# spaCy Pipeline for Research Abstract Processing (arXiv Dataset)

Course: Natural Language Processing  
Assignment: Text Preprocessing with NLTK and spaCy  

**Objective:**  
Analyze research abstracts using spaCy to extract noun phrases, named entities, and technical term patterns, and visualize results.


In [None]:

!pip install spacy pandas matplotlib seaborn
!python -m spacy download en_core_web_sm


In [None]:

import pandas as pd
import spacy
import matplotlib.pyplot as plt
import seaborn as sns
from collections import Counter
from spacy.matcher import Matcher


In [None]:

nlp = spacy.load("en_core_web_sm")


## Load arXiv Dataset

In [None]:

df = pd.read_csv("arxiv_data.csv")
df.head()



## Select Abstract Text
Assuming the column name containing abstracts is `abstract`.


In [None]:

texts = df['abstract'].dropna().tolist()
texts[:3]


## Process Abstracts using spaCy

In [None]:

docs = list(nlp.pipe(texts[:500]))
len(docs)


## Extract Frequent Noun Phrases

In [None]:

noun_phrases = []

for doc in docs:
    for chunk in doc.noun_chunks:
        noun_phrases.append(chunk.text.lower())

from collections import Counter
noun_phrase_freq = Counter(noun_phrases)
noun_phrase_freq.most_common(20)


## Extract Named Entities

In [None]:

entities = []

for doc in docs:
    for ent in doc.ents:
        if ent.label_ in ['ORG', 'DATE', 'PRODUCT', 'GPE']:
            entities.append((ent.text, ent.label_))

entity_freq = Counter(entities)
entity_freq.most_common(20)


## Rule-Based Matching for Technical Terms

In [None]:

matcher = Matcher(nlp.vocab)

pattern = [
    {"POS": "ADJ", "OP": "*"},
    {"POS": "NOUN", "OP": "+"}
]

matcher.add("TECHNICAL_TERM", [pattern])

matched_terms = []

for doc in docs:
    matches = matcher(doc)
    for match_id, start, end in matches:
        matched_terms.append(doc[start:end].text.lower())

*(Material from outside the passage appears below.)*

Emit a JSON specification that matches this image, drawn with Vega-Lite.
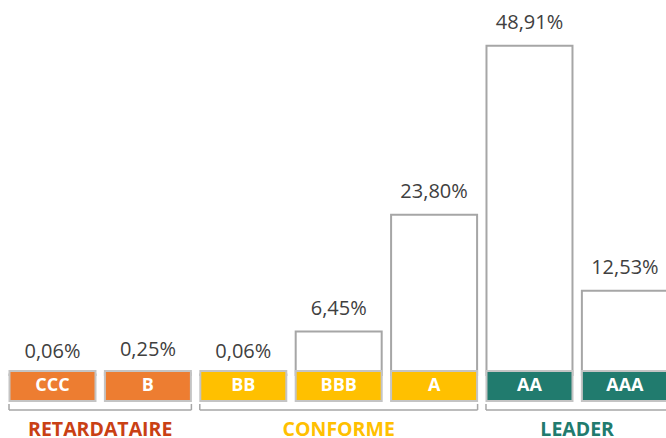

Counter(matched_terms).most_common(20)


## Visualization: Top Noun Phrases

In [None]:

top_np = noun_phrase_freq.most_common(10)
np_df = pd.DataFrame(top_np, columns=['Noun Phrase', 'Frequency'])

plt.figure(figsize=(8,5))
sns.barplot(data=np_df, x='Frequency', y='Noun Phrase')
plt.title("Top Noun Phrases in arXiv Abstracts")
plt.show()


## Visualization: Entity Frequency

In [None]:

entity_labels = [label for _, label in entity_freq]
entity_label_freq = Counter(entity_labels)

plt.figure(figsize=(6,4))
sns.barplot(x=list(entity_label_freq.keys()), y=list(entity_label_freq.values()))
plt.title("Named Entity Frequency")
plt.xlabel("Entity Type")
plt.ylabel("Count")
plt.show()



## Expected Output Summary

- Frequent noun phrases representing technical concepts  
- Named entities such as organizations and dates  
- Rule-based matched technical terms  
- Visual summaries using bar charts  

This demonstrates the use of spaCy pipeline on real-world research text.